Friday, August 7, 2009

Belonging

The weather has changed sharply. Last week it was topping out at 107 degrees -- Sean and I scrambling for relief in the public fountain park and the local pool -- and today the thermometer is struggling to make it to the seventy mark. It has just passed mid-summer, as far as the school calendar goes, and the school year is less than five weeks away. And honestly, I am worn out.

Sean needs constant movement so we have taken advantage of going for long walks in the cool mornings, just the two of us and the incredibly irritable scrub jays arguing in the treetops. During our walks, Sean skips and turns and breaks out into full-on sprints. He loops back to me and asks me more of the same questions,

"Why you have a nose?” “

What was your Grandma’s name?", and

What cartoons did you watch when you were a little girl?”

Sometimes, exhausted from this, I don’t answer him and he says to himself, “God gave you your nose.
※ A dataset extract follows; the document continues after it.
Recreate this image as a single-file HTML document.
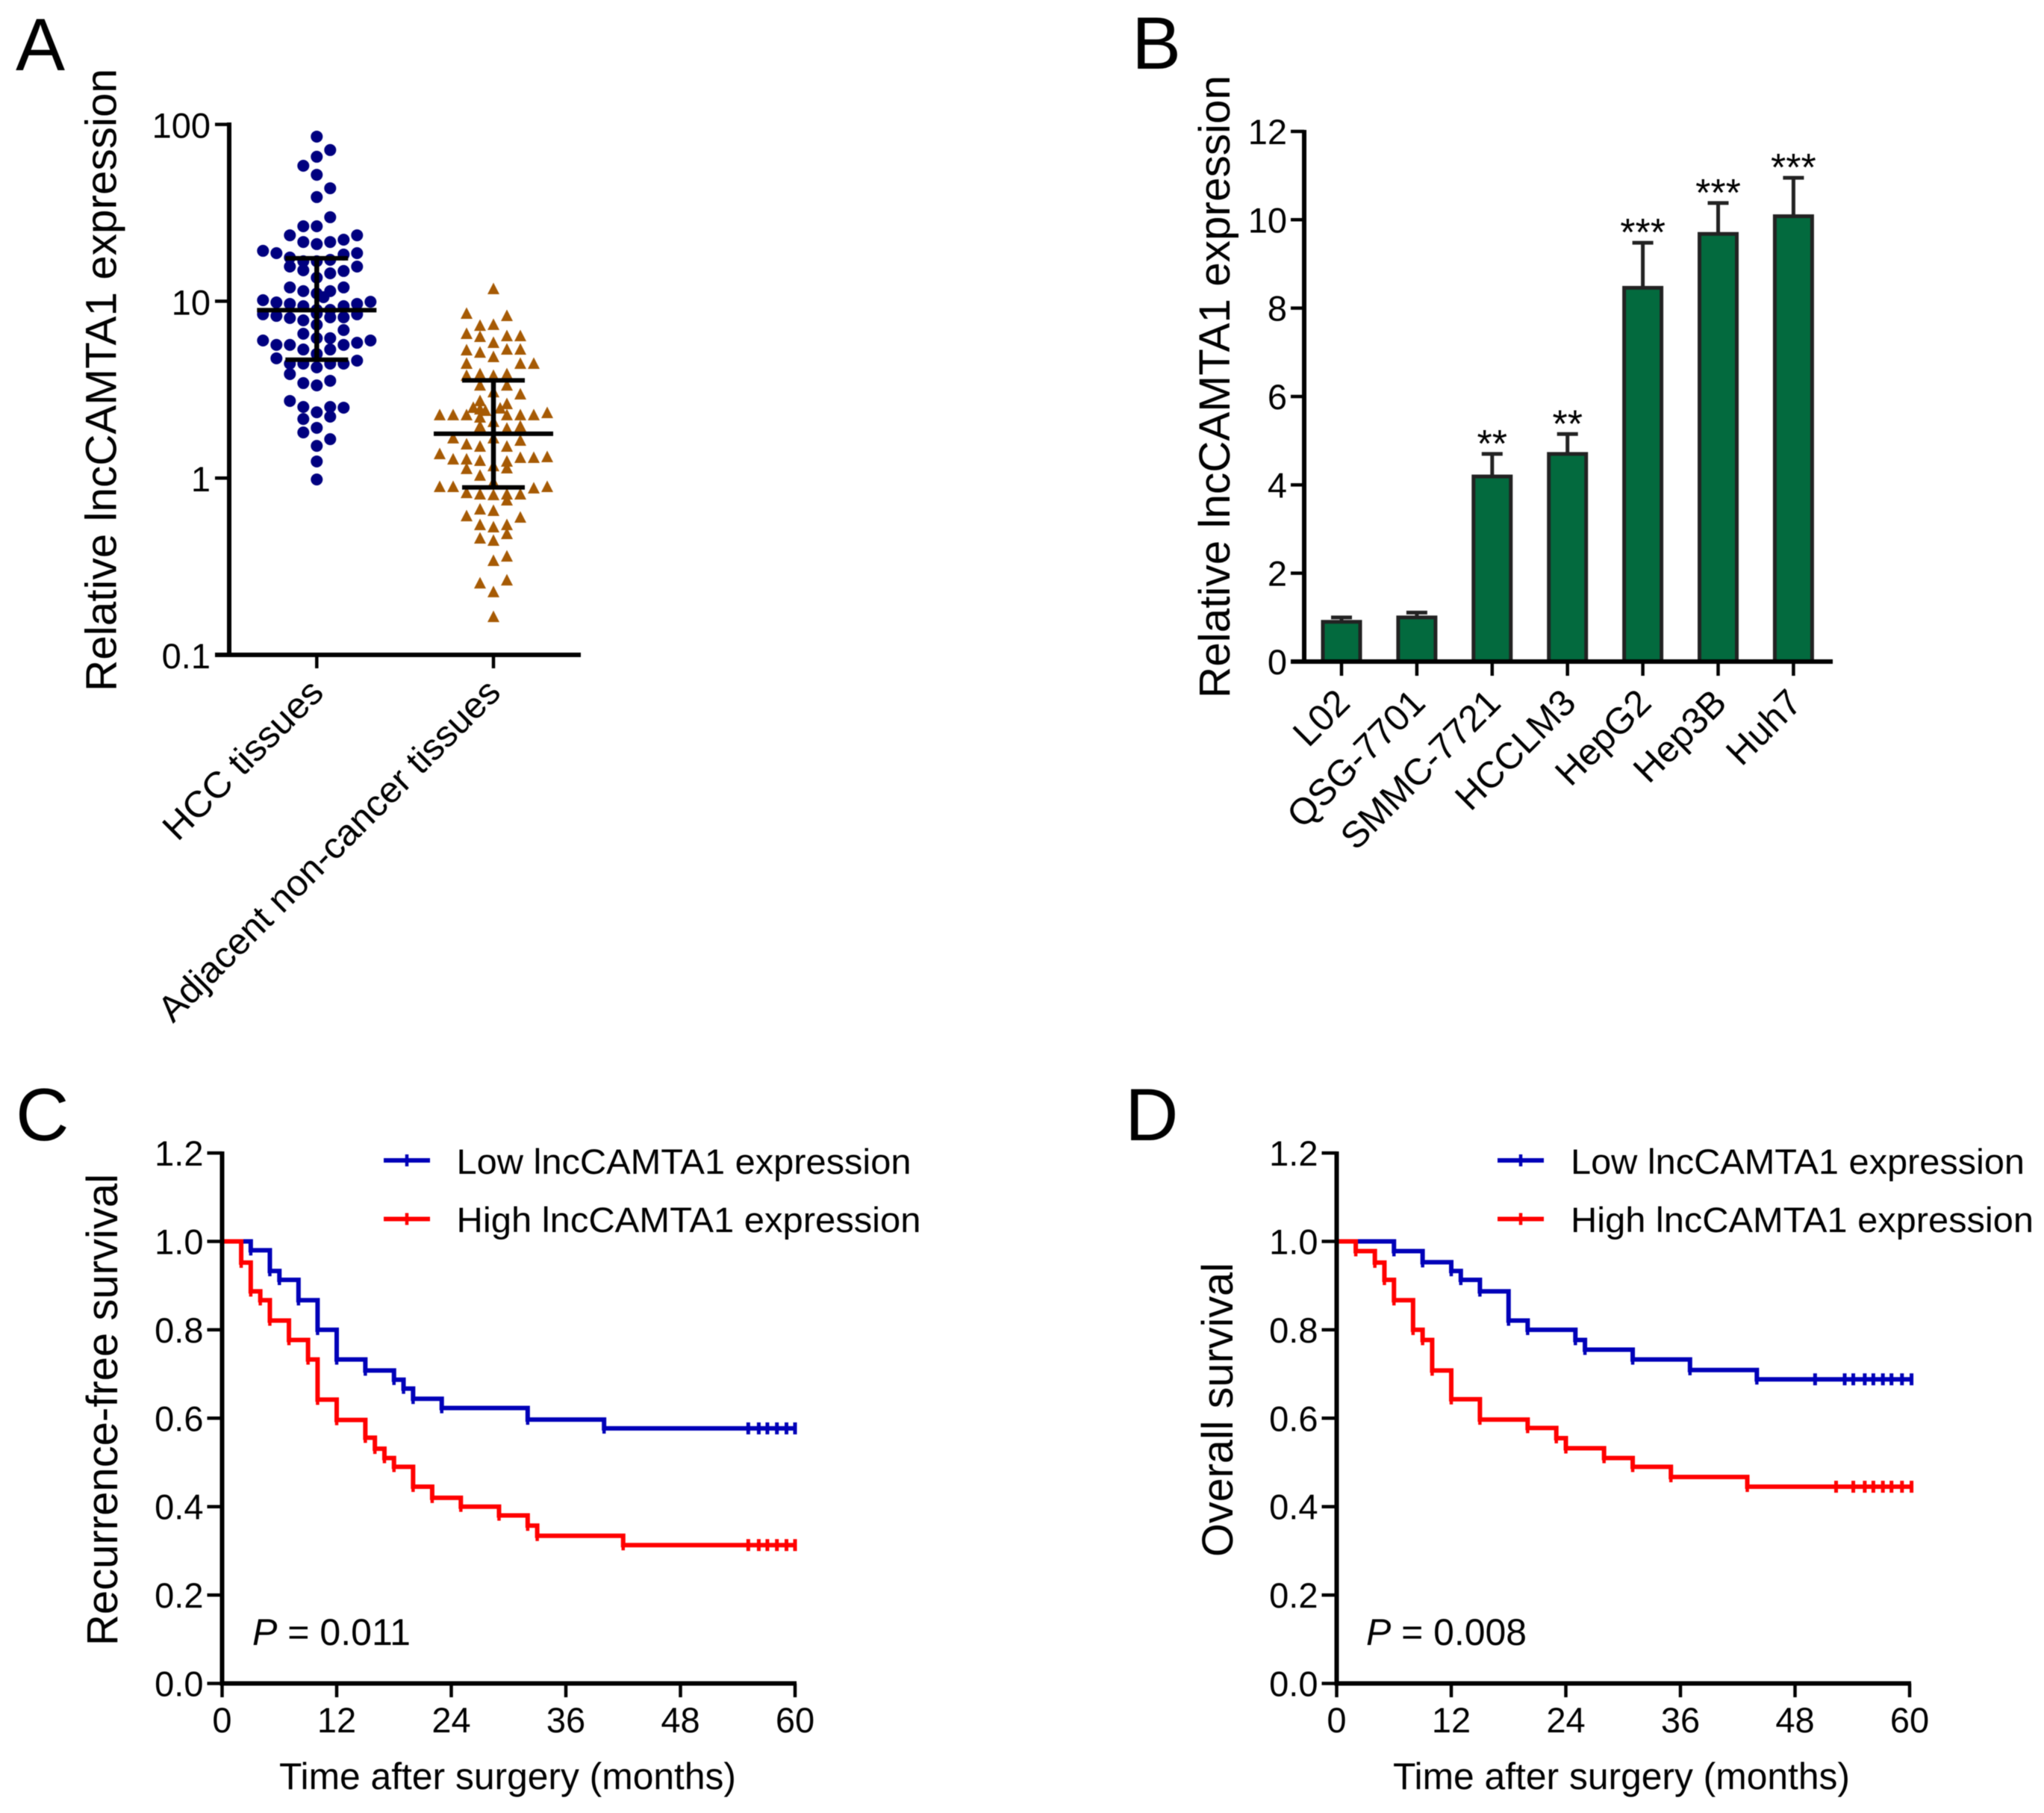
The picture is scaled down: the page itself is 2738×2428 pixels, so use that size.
<!DOCTYPE html>
<html lang="en">
<head>
<meta charset="utf-8">
<title>lncCAMTA1 expression figure</title>
<style>
html,body{margin:0;padding:0;background:#fff;}
svg{display:block;}
text{font-family:"Liberation Sans",Arial,sans-serif;fill:#000;}
#figure{filter:blur(0.6px);}
</style>
</head>
<body>
<svg id="figure" xmlns="http://www.w3.org/2000/svg" width="2738" height="2428" viewBox="0 0 2738 2428">
<rect x="0" y="0" width="2738" height="2428" fill="#fff"/>

<text x="21" y="94" font-size="99">A</text>
<text x="1516" y="92" font-size="99">B</text>
<text x="21" y="1527" font-size="99">C</text>
<text x="1507" y="1527" font-size="99">D</text>

<text transform="translate(155.5,926) rotate(-90)" font-size="58" textLength="834" lengthAdjust="spacingAndGlyphs">Relative lncCAMTA1 expression</text>
<text transform="translate(436,930) rotate(-45)" font-size="49" text-anchor="end" textLength="280" lengthAdjust="spacingAndGlyphs">HCC tissues</text>
<text transform="translate(673,930) rotate(-45)" font-size="49" text-anchor="end" textLength="624" lengthAdjust="spacingAndGlyphs">Adjacent non-cancer tissues</text>

<text transform="translate(1647,935) rotate(-90)" font-size="58" textLength="834" lengthAdjust="spacingAndGlyphs">Relative lncCAMTA1 expression</text>

<text transform="translate(157,2204) rotate(-90)" font-size="58" textLength="632" lengthAdjust="spacingAndGlyphs">Recurrence-free survival</text>
<text x="374" y="2396" font-size="50" textLength="612" lengthAdjust="spacingAndGlyphs">Time after surgery (months)</text>
<text x="338" y="2203" font-size="50" textLength="212" lengthAdjust="spacingAndGlyphs"><tspan font-style="italic">P</tspan> = 0.011</text>
<text x="611.5" y="1572" font-size="47" textLength="609" lengthAdjust="spacingAndGlyphs">Low lncCAMTA1 expression</text>
<text x="611.5" y="1650" font-size="47" textLength="622" lengthAdjust="spacingAndGlyphs">High lncCAMTA1 expression</text>

<text transform="translate(1651,2085) rotate(-90)" font-size="58" textLength="394" lengthAdjust="spacingAndGlyphs">Overall survival</text>
<text x="1866" y="2396" font-size="50" textLength="612" lengthAdjust="spacingAndGlyphs">Time after surgery (months)</text>
<text x="1830" y="2203" font-size="50" textLength="215" lengthAdjust="spacingAndGlyphs"><tspan font-style="italic">P</tspan> = 0.008</text>
<text x="2104" y="1572" font-size="47" textLength="608" lengthAdjust="spacingAndGlyphs">Low lncCAMTA1 expression</text>
<text x="2104" y="1650" font-size="47" textLength="620" lengthAdjust="spacingAndGlyphs">High lncCAMTA1 expression</text>

<g id="chart-layer"></g>
</svg>

<script>
/* ---------- Panel A data: log10 relative expression and swarm column index ---------- */
const aTickLabels = ['100', '10', '1', '0.1'];
const aTickLog10 = [2, 1, 0, -1];
const hccLog10 = [1.931,1.855,1.817,1.766,1.715,1.639,1.589,1.475,1.424,1.424,1.373,1.373,1.335,1.323,1.335,1.348,1.285,1.272,1.272,1.264,1.247,1.234,1.226,1.226,1.196,1.196,1.175,1.171,1.158,1.133,1.078,1.078,1.057,1.057,1.044,1.023,1.006,0.993,0.985,0.972,0.985,0.997,0.972,0.951,0.951,0.926,0.917,0.905,0.892,0.909,0.909,0.926,0.930,0.867,0.837,0.816,0.791,0.791,0.778,0.778,0.753,0.753,0.753,0.765,0.727,0.727,0.702,0.677,0.664,0.647,0.647,0.647,0.647,0.626,0.588,0.537,0.550,0.524,0.436,0.402,0.402,0.398,0.372,0.334,0.347,0.284,0.258,0.220,0.182,0.094,-0.008];
const hccColumn = [0,1,0,-1,0,1,0,1,-1,0,-2,3,-1,0,1,2,-4,-3,3,2,-2,1,-1,0,-2,3,-1,2,1,0,-2,2,-1,1,0,0.5,-4,-3,-2,-1,3,4,2,1,0,-4,-3,-2,-1,1,2,3,0,0,2,-1,1,0,-4,4,-3,-2,2,3,-1,1,0,-3,3,-2,-1,1,2,0,-2,-1,1,0,-2,-1,1,2,0,-1,1,0,-1,1,0,0,0];
const adjacentLog10 = [1.069,0.930,0.917,0.862,0.867,0.816,0.799,0.803,0.803,0.765,0.723,0.710,0.727,0.727,0.685,0.647,0.647,0.647,0.579,0.588,0.579,0.588,0.524,0.524,0.486,0.474,0.436,0.419,0.398,0.394,0.356,0.356,0.356,0.356,0.356,0.356,0.368,0.343,0.318,0.280,0.292,0.292,0.225,0.225,0.212,0.191,0.178,0.178,0.136,0.106,0.106,0.098,0.115,0.115,0.119,0.094,0.068,0.056,0.052,0.014,-0.050,-0.050,-0.024,-0.084,-0.058,-0.050,-0.092,-0.096,-0.092,-0.126,-0.092,-0.177,-0.185,-0.215,-0.223,-0.265,-0.278,-0.265,-0.316,-0.341,-0.354,-0.443,-0.468,-0.595,-0.578,-0.645,-0.785,0.389,0.381];
const adjacentColumn = [0,-2,1,-1,0,-2,-1,1,2,0,-2,-1,1,2,0,-2,2,3,-2,-1,0,1,-1,1,0,2,-1,1,-1.5,0.5,-4,-3,-2,1,2,3,4,-1,0,1,2,-1,-3,0,2,-2,-1,1,-4,-3,-2,-1,2,3,4,1,0,1,-2,-1,-4,-3,0,-2,3,4,-1,0,1,1,2,-1,0,-2,2,-1,0,1,1,-1,0,1,0,-1,1,0,0,-1,-0.6];
const aGroupSummaryMean = [8.9, 1.78];
const aGroupSummaryUpper = [17.5, 3.57];
const aGroupSummaryLower = [4.67, 0.885];

/* ---------- Panel B data ---------- */
const bCellLines = ['L02', 'QSG-7701', 'SMMC-7721', 'HCCLM3', 'HepG2', 'Hep3B', 'Huh7'];
const bMeans = [0.90, 1.00, 4.19, 4.70, 8.46, 9.68, 10.08];
const bErrors = [0.10, 0.11, 0.51, 0.45, 1.02, 0.70, 0.87];
const bStars = ['', '', '**', '**', '***', '***', '***'];
const bTickValues = [0, 2, 4, 6, 8, 10, 12];

/* ---------- Panels C and D data ---------- */
const kmYTickValues = [0, 0.2, 0.4, 0.6, 0.8, 1.0, 1.2];
const kmYTickLabels = ['0.0', '0.2', '0.4', '0.6', '0.8', '1.0', '1.2'];
const kmXTickValues = [0, 12, 24, 36, 48, 60];

const cLowTimes = [3,5,6,8,10,12,15,18,19,20,23,32,40];
const cLowSurvival = [0.98,0.933,0.913,0.867,0.80,0.733,0.708,0.687,0.667,0.644,0.623,0.597,0.577];
const cLowCensored = [55.1,56.2,57.1,58.1,59.1,60];
const cHighTimes = [2,3,4,5,7,9,10,12,15,16,17,18,20,22,25,29,32,33,42];
const cHighSurvival = [0.952,0.887,0.867,0.821,0.777,0.733,0.642,0.596,0.556,0.531,0.51,0.49,0.445,0.42,0.40,0.38,0.357,0.334,0.313];
const cHighCensored = [55.1,56.2,57.1,58.1,59.1,60];

const dLowTimes = [6,9,12,13,15,18,20,25,26,31,37,44];
const dLowSurvival = [0.978,0.953,0.933,0.913,0.887,0.821,0.80,0.777,0.755,0.733,0.709,0.688];
const dLowCensored = [50.1,53.2,54.1,55.3,56.2,57.2,58.1,59.2,60.2];
const dHighTimes = [2,4,5,6,8,9,10,12,15,20,23,24,28,31,35,43];
const dHighSurvival = [0.978,0.952,0.913,0.867,0.80,0.777,0.708,0.643,0.597,0.578,0.555,0.532,0.51,0.49,0.467,0.445];
const dHighCensored = [52.3,54.1,55.3,56.2,57.2,58.1,59.2,60.2];

/* ---------- Helpers ---------- */
const NS = 'http://www.w3.org/2000/svg';
const layer = document.getElementById('chart-layer');
function mk(tag, attrs, text) {
  const n = document.createElementNS(NS, tag);
  for (const k in attrs) n.setAttribute(k, attrs[k]);
  if (text !== undefined) n.textContent = text;
  layer.appendChild(n);
  return n;
}
function seg(x1, y1, x2, y2, w, c) {
  return mk('line', {x1: x1, y1: y1, x2: x2, y2: y2, stroke: c || '#000', 'stroke-width': w});
}

/* ---------- Panel A ---------- */
const aY = v => 640.2 - v * 236.8;
const aCenters = [424.3, 661];
const aColStep = 18;
const aX = (g, col) => aCenters[g] + col * aColStep;

hccLog10.forEach(function (v, i) {
  const c = mk('circle', {cx: aX(0, hccColumn[i]), cy: aY(v), r: 8, fill: '#000080'});
  
  
});
adjacentLog10.forEach(function (v, i) {
  const x = aX(1, adjacentColumn[i]), y = aY(v);
  const t = mk('path', {d: 'M' + x + ' ' + (y - 8.5) + 'L' + (x + 8) + ' ' + (y + 7) + 'L' + (x - 8) + ' ' + (y + 7) + 'Z', fill: '#a65a04'});
  
  
});
aGroupSummaryMean.forEach(function (m, g) {
  const cx = aCenters[g];
  const stem = seg(cx, aY(Math.log10(aGroupSummaryUpper[g])), cx, aY(Math.log10(aGroupSummaryLower[g])), 6.5);
  
  
  const meanLine = seg(cx - 80, aY(Math.log10(m)), cx + 80, aY(Math.log10(m)), 6);
  
  
  const up = seg(cx - 42, aY(Math.log10(aGroupSummaryUpper[g])), cx + 42, aY(Math.log10(aGroupSummaryUpper[g])), 6);
  
  
  const lo = seg(cx - 42, aY(Math.log10(aGroupSummaryLower[g])), cx + 42, aY(Math.log10(aGroupSummaryLower[g])), 6);
  
  
  const tk = seg(cx, 877, cx, 895, 4.5);
  
  
});
const aYAxis = seg(307, 164, 307, 880, 6);


const aXAxis = seg(288, 877, 778, 877, 6);


aTickLabels.forEach(function (lab, i) {
  const y = aY(aTickLog10[i]);
  const tk = seg(288, y, 307, y, 4.5);
  
  
  const t = mk('text', {x: 282, y: y + 18, 'font-size': 47, 'text-anchor': 'end'}, lab);
  
  
});

/* ---------- Panel B ---------- */
const bY = v => 886 - v * 59.17;
const bX = i => 1797 + i * 100.9;
bCellLines.forEach(function (name, i) {
  const x = bX(i), top = bY(bMeans[i]), errTop = bY(bMeans[i] + bErrors[i]);
  const stem = seg(x, top, x, errTop, 5, '#222');
  
  
  const cap = seg(x - 14, errTop, x + 14, errTop, 5, '#222');
  
  
  const bar = mk('rect', {x: x - 25, y: top, width: 50, height: 886 - top, fill: '#036a3e', stroke: '#222', 'stroke-width': 5});
  
  
  const tk = seg(x, 886, x, 905, 4.5);
  
  
  const lab = mk('text', {transform: 'translate(' + (x + 14) + ',944) rotate(-45)', 'font-size': 49.5, 'text-anchor': 'end'}, name);
  
  
  if (bStars[i]) {
    const s = mk('text', {x: x, y: errTop + 4, 'font-size': 52, 'text-anchor': 'middle'}, bStars[i]);
    
    
  }
});
const bYAxis = seg(1747, 174, 1747, 889, 6);


const bXAxis = seg(1729, 886, 2455, 886, 6);


bTickValues.forEach(function (v) {
  const y = bY(v);
  const tk = seg(1729, y, 1747, y, 4.5);
  
  
  const t = mk('text', {x: 1724, y: y + 17, 'font-size': 47, 'text-anchor': 'end'}, String(v));
  
  
});

/* ---------- Panels C and D ---------- */
const kmY = s => 2254.5 - s * 592;
function drawAxes(x0, x60, prefix) {
  const kmX = t => x0 + t * (x60 - x0) / 60;
  const yAxis = seg(x0, 1542, x0, 2257.5, 6);
  
  
  const xAxis = seg(x0 - 3, 2254.5, x60 + 2, 2254.5, 6);
  
  
  kmYTickValues.forEach(function (v, i) {
    const tk = seg(x0 - 20, kmY(v), x0, kmY(v), 4.5);
    
    
    const t = mk('text', {x: x0 - 25, y: kmY(v) + 17, 'font-size': 47, 'text-anchor': 'end'}, kmYTickLabels[i]);
    
    
  });
  kmXTickValues.forEach(function (v) {
    const tk = seg(kmX(v), 2254.5, kmX(v), 2273, 4.5);
    
    
    const t = mk('text', {x: kmX(v), y: 2320, 'font-size': 47, 'text-anchor': 'middle'}, String(v));
    
    
  });
}
function drawCurve(x0, x60, times, surv, censored, color, prefix, series) {
  const kmX = t => x0 + t * (x60 - x0) / 60;
  let d = 'M' + kmX(0) + ' ' + kmY(1);
  times.forEach(function (t, i) {
    d += 'H' + kmX(t) + 'V' + kmY(surv[i]);
    const drop = seg(kmX(t), kmY(surv[i]), kmX(t), kmY(surv[i]) + 7, 4.5, color);
    
    
  });
  d += 'H' + Math.max(kmX(60), kmX(censored[censored.length - 1]));
  const p = mk('path', {d: d, fill: 'none', stroke: color, 'stroke-width': 6});
  
  
  const lastS = surv[surv.length - 1];
  censored.forEach(function (t) {
    const c = seg(kmX(t), kmY(lastS) - 8, kmX(t), kmY(lastS) + 8, 5, color);
    
    
  });
}
function drawLegendKey(x1, x2, y, color, prefix, series) {
  const l = seg(x1, y, x2, y, 6, color);
  
  
  const xm = (x1 + x2) / 2;
  const m = seg(xm, y - 8, xm, y + 8, 4.5, color);
  
  
}
const BLUE = '#0000b8', RED = '#ff0000';
drawCurve(297.5, 1065, cLowTimes, cLowSurvival, cLowCensored, BLUE, 'panel-c', 'low');
drawCurve(297.5, 1065, cHighTimes, cHighSurvival, cHighCensored, RED, 'panel-c', 'high');
drawAxes(297.5, 1065, 'panel-c');
drawLegendKey(514, 576, 1554, BLUE, 'panel-c', 'low');
drawLegendKey(514, 576, 1632.5, RED, 'panel-c', 'high');
drawCurve(1790.5, 2558, dLowTimes, dLowSurvival, dLowCensored, BLUE, 'panel-d', 'low');
drawCurve(1790.5, 2558, dHighTimes, dHighSurvival, dHighCensored, RED, 'panel-d', 'high');
drawAxes(1790.5, 2558, 'panel-d');
drawLegendKey(2006, 2068, 1554, BLUE, 'panel-d', 'low');
drawLegendKey(2006, 2068, 1632.5, RED, 'panel-d', 'high');
</script>
</body>
</html>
Margaret is both your grandmas and you used to watch Felix the Cat.”

Over and over this routine goes. We stop at a park in the middle of the path and Sean heads to the monkey bars, his arms and shoulders already showing signs of muscular development as he effortlessly pulls himself back and forth across the bars. He swings on the tire swings and goes down the silver slide. It is early enough so we have the park to ourselves. He starts his questions again.

"What is your Papa’s name?”

“How many people are named Mike?”

“Where is my Grandma from?”

I answer him (“Tim, Lots of Mikes, Ireland”) although sometimes to myself I think, “Please stop talking. No more questions.” This thought is quickly followed by a dose of guilt. He is my child. Clearly, it gives him comfort to go over and over with this routine. Be a good sport and play along.

Sean does not have much in the way of friends. Most children don’t know what to make of the boy who is clapping and hopping, making odd noises. There are few, if any, camps and activities for children like mine. He wants friends and he wants to play sports (“Daddy, what sport can I play?“ He asks when his brother is dressed in equipment for hockey or football or lacrosse) but he struggles to do either. Sean has to work twice as hard (if not more) than his typical peers. He is wired differently. Things we all take for granted are hard work for him.

As a parent, it can be extremely sad to see this -- a little turtle trapped lying on it’s shell, it’s small arms and legs kicking up in the air. I wish I could “right” it for him (and I wish it were that easy) -- place him correctly on the ground and watch him scatter away with an army of friends or onto a baseball field with teammates. What comes so naturally for my older son is a complete puzzle for Sean. He wants it but he's not quite sure how to get it.

It can be a lonely world for him. When I am annoyed with his questions and feel crowded by his constant company I will remind myself that he has the same needs as any of us -- the comfort of others, the need to be listened to and the desire to belong. It’s really that simple.